== REQUIREMENT ==
Quote verbatim the span of lines that begins the listing below and closes with the line containing "STOPS = [0.0, 0.28, 0.5, 0.75, 1.0]".

--- START INPUT ---

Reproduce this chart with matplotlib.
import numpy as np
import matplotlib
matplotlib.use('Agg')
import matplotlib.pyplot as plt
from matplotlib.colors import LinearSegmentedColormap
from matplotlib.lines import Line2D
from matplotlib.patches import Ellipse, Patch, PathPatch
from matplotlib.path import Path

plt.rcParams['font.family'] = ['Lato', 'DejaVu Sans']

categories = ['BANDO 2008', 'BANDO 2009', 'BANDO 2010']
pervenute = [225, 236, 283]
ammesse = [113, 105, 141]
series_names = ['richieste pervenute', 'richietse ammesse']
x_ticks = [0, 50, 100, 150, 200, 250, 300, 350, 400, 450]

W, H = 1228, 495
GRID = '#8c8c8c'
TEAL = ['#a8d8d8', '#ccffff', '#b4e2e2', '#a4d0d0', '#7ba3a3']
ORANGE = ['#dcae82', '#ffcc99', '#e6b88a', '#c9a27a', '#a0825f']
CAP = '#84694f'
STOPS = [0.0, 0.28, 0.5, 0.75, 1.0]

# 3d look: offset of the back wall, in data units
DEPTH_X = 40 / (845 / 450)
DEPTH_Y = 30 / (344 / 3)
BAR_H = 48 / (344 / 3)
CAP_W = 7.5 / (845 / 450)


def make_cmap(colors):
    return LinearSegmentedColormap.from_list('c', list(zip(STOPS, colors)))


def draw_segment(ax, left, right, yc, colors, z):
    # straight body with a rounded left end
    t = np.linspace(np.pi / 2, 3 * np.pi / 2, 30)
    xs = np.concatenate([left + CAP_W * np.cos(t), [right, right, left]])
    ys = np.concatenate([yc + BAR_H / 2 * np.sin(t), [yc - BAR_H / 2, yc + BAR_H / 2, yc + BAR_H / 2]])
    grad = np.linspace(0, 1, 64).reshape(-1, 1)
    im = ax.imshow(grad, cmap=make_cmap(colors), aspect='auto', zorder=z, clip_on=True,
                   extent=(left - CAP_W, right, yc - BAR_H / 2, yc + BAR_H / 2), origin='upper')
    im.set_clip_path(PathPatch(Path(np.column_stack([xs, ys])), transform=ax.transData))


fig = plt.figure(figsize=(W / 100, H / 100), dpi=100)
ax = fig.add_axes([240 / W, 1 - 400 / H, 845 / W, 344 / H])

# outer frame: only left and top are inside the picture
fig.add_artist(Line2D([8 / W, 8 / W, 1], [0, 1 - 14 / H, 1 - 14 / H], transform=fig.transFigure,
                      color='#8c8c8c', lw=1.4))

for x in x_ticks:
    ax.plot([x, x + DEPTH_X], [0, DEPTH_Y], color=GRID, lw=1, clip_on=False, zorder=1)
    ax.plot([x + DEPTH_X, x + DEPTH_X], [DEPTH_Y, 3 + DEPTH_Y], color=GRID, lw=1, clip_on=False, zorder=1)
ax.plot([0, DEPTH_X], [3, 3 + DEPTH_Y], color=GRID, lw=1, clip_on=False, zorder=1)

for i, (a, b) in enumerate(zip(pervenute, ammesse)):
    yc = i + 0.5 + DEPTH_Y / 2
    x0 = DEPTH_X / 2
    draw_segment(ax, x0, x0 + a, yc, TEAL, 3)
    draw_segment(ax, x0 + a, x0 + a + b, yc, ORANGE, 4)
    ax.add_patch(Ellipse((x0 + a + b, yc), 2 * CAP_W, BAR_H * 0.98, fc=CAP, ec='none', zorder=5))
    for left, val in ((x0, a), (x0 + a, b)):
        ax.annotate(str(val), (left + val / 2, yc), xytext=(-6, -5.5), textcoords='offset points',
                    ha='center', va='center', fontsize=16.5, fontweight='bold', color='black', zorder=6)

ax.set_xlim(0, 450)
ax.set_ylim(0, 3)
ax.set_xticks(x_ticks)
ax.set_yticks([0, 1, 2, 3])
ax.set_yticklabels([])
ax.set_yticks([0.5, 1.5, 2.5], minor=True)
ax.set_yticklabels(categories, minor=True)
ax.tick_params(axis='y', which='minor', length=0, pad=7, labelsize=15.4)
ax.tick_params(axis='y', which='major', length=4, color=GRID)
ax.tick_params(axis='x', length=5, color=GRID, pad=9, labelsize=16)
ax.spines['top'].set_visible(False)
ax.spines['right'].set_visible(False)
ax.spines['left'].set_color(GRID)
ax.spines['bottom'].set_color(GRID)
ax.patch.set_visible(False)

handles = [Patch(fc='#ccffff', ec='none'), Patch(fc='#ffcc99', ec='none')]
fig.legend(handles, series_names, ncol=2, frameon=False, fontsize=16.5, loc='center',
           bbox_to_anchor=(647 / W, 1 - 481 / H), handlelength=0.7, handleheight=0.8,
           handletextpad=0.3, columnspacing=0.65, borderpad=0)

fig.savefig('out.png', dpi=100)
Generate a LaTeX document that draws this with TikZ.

--- END INPUT ---

== COMPLETE RESPONSE ==
Reproduce this chart with matplotlib.
import numpy as np
import matplotlib
matplotlib.use('Agg')
import matplotlib.pyplot as plt
from matplotlib.colors import LinearSegmentedColormap
from matplotlib.lines import Line2D
from matplotlib.patches import Ellipse, Patch, PathPatch
from matplotlib.path import Path

plt.rcParams['font.family'] = ['Lato', 'DejaVu Sans']

categories = ['BANDO 2008', 'BANDO 2009', 'BANDO 2010']
pervenute = [225, 236, 283]
ammesse = [113, 105, 141]
series_names = ['richieste pervenute', 'richietse ammesse']
x_ticks = [0, 50, 100, 150, 200, 250, 300, 350, 400, 450]

W, H = 1228, 495
GRID = '#8c8c8c'
TEAL = ['#a8d8d8', '#ccffff', '#b4e2e2', '#a4d0d0', '#7ba3a3']
ORANGE = ['#dcae82', '#ffcc99', '#e6b88a', '#c9a27a', '#a0825f']
CAP = '#84694f'
STOPS = [0.0, 0.28, 0.5, 0.75, 1.0]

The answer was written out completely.